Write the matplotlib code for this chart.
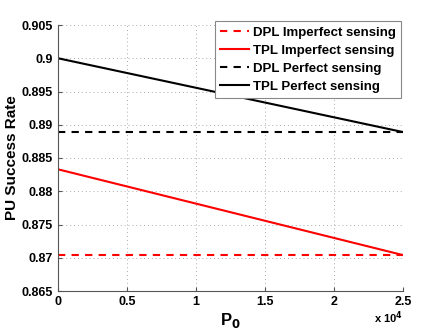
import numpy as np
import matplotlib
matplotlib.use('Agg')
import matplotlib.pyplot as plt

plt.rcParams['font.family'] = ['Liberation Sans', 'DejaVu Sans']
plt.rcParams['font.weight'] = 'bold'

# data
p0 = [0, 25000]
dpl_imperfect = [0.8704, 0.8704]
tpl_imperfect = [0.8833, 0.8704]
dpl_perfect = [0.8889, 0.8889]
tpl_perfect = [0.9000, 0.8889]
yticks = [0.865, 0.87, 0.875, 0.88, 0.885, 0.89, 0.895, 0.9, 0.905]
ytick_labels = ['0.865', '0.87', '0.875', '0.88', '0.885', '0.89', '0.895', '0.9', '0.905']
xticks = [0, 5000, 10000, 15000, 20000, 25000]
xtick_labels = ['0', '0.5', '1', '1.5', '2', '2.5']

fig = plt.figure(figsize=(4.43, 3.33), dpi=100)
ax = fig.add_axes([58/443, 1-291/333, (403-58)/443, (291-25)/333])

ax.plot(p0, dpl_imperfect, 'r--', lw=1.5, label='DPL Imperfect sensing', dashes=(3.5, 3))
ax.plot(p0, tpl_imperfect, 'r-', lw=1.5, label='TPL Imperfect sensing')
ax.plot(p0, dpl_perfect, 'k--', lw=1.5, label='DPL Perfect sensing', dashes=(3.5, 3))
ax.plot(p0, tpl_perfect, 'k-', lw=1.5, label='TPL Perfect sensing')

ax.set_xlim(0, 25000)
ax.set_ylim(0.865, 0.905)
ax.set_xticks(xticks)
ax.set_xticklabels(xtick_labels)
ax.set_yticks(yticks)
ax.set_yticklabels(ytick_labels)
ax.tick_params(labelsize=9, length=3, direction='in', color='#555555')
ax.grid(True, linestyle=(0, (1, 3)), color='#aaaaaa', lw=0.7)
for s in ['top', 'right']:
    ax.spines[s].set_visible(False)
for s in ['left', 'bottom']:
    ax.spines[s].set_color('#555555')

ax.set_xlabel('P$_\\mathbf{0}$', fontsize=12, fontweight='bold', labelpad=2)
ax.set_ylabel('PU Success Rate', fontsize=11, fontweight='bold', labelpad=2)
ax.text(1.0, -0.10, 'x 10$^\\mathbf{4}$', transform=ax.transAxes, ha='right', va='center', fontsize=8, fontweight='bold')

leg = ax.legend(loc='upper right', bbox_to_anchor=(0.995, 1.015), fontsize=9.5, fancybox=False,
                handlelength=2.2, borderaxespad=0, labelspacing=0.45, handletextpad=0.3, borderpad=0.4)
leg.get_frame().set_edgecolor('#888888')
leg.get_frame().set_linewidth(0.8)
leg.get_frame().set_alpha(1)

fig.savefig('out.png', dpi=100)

...

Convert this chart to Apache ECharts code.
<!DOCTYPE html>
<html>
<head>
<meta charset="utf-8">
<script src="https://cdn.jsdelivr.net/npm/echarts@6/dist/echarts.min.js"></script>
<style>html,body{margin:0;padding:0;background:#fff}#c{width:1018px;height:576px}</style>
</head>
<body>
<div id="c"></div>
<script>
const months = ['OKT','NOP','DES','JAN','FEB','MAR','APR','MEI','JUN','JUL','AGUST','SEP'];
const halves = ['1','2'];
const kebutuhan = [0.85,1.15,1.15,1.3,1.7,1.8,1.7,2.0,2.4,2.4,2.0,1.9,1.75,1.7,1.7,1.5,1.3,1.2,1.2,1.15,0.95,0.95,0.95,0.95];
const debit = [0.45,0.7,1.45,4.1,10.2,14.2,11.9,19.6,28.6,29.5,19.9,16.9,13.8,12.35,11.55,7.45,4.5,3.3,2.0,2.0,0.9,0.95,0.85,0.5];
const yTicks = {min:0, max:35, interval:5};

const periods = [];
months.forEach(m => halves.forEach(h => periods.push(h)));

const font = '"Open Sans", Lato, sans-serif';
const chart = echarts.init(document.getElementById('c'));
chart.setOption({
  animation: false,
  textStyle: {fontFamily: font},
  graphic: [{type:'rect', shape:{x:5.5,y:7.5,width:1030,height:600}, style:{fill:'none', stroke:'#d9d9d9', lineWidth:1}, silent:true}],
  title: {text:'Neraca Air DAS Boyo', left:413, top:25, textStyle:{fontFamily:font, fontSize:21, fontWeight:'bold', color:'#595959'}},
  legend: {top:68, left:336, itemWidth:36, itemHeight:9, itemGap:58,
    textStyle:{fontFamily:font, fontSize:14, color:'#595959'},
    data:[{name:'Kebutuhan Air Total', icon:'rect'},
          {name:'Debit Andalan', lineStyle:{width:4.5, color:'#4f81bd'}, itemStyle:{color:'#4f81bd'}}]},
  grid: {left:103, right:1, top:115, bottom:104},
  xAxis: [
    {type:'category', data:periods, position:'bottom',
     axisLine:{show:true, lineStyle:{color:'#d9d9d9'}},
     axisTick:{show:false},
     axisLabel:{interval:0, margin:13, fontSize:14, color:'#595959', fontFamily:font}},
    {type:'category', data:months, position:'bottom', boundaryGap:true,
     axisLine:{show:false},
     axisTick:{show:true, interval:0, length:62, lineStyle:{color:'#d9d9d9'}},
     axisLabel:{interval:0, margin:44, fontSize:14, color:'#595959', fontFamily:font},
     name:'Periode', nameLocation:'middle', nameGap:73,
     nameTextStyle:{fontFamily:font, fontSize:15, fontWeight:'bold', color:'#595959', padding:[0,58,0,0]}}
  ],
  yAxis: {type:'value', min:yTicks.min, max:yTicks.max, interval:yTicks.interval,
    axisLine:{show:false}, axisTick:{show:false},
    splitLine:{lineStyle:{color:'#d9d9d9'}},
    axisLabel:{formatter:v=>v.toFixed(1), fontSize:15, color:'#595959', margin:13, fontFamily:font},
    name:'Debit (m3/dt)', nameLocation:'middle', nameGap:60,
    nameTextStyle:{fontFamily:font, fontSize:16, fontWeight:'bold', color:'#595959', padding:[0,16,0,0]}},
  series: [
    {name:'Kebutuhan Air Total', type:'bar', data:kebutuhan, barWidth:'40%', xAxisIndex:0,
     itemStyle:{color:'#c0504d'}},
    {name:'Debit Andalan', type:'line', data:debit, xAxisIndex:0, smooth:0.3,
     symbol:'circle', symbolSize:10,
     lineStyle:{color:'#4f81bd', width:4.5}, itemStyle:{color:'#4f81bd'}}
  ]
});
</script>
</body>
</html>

---

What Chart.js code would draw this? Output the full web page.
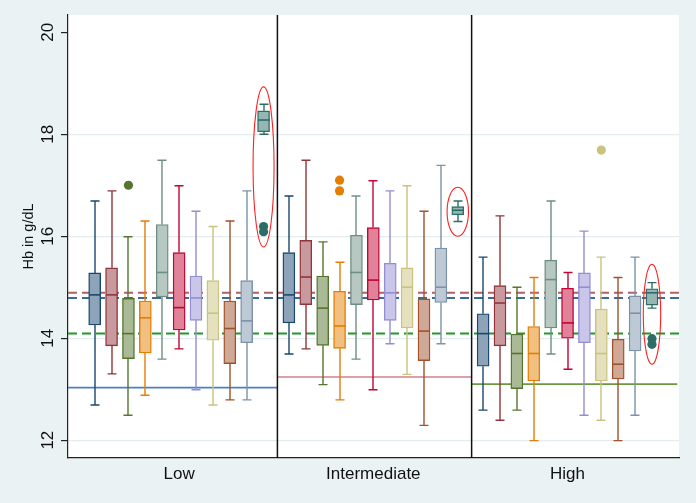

- The task: From the line containing "Write the matplotlib code for this chart." through the line containing "1-291/333, (403-58)/443, (291-25)/333])", copy every line above exactly, without pictures.

- Final result:
Write the matplotlib code for this chart.
import numpy as np
import matplotlib
matplotlib.use('Agg')
import matplotlib.pyplot as plt

plt.rcParams['font.family'] = ['Liberation Sans', 'DejaVu Sans']
plt.rcParams['font.weight'] = 'bold'

# data
p0 = [0, 25000]
dpl_imperfect = [0.8704, 0.8704]
tpl_imperfect = [0.8833, 0.8704]
dpl_perfect = [0.8889, 0.8889]
tpl_perfect = [0.9000, 0.8889]
yticks = [0.865, 0.87, 0.875, 0.88, 0.885, 0.89, 0.895, 0.9, 0.905]
ytick_labels = ['0.865', '0.87', '0.875', '0.88', '0.885', '0.89', '0.895', '0.9', '0.905']
xticks = [0, 5000, 10000, 15000, 20000, 25000]
xtick_labels = ['0', '0.5', '1', '1.5', '2', '2.5']

fig = plt.figure(figsize=(4.43, 3.33), dpi=100)
ax = fig.add_axes([58/443, 1-291/333, (403-58)/443, (291-25)/333])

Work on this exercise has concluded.